Ammiano’s health plan for city’s uninsured gets hearing 

The public weighed in Wednesday on the latest version of a plan to provide health care for San Francisco’s uninsured residents.

Under a proposal sponsored by Supervisor Tom Ammiano, businesses with 100 or more employees would have to pay an average of $273 per month for subsidized health care for each full-time employee, an amount some businesses say will force them out of the market.

Employers would be required to invest the calculated amount in one of four ways: it could be paid to an employee as reimbursement for medical services, put into a health savings accounts that each employee can use, paid to insurance or other third party that provides health care services, or paid to The City to fund a newly announced, city-run health care system announced by Mayor Gavin Newsom and Ammiano on Tuesday.

The new system, called the San Francisco Health Access Program, aims to provide access to primary care as well as emergency services to the approximately 82,000 San Franciscans without health insurance, more than half of whom have jobs.

At a committee meeting Wednesday, business owners such as Andrew Gillen, of Q Restaurant on Clement Street, said they wanted all of their employees to have health insurance but couldn’t afford to pick up the tab without passing on the price to customers or risk going out of business.

The amount contributed by businesses would make up $28 million of the $200 million officials say is needed for the new system, with The City and individuals contributing to the total.

TJ Johnson, a 40-year-old resident who works 20 to 40 hours a week for a local telephone research firm, said he has worked his entire adult life without health insurance and worries about the day when his good health fails him.

"I consider myself working on borrowed time," he said.

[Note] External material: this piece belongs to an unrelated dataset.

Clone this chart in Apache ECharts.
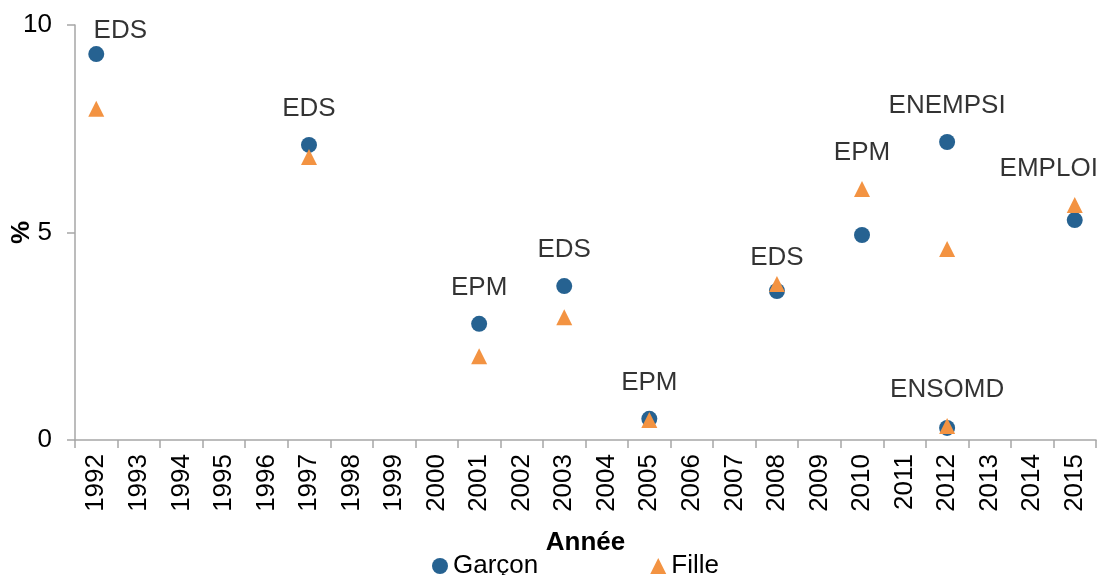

Ed Kinchley, a social worker in the emergency ward of San Francisco General Hospital, said he deals with "dozens of patients everyday" who come in for treatment without money to pay for the care they need.

San Francisco Chamber of Commerce Vice President Jim Lazarus noted after the meeting that while businesses would be expected to pay for health care for all employees, only San Francisco residents would be eligible for The City’s new health plan. In addition, no credit would be given to employers if they paid more than the required minimum for their employees’ current coverage.

On Monday, the Board of Supervisors Budget and Finance Committee is expected to hold a full hearing on the funding legislation, which Ammiano said has already been co-sponsored by seven of his board colleagues.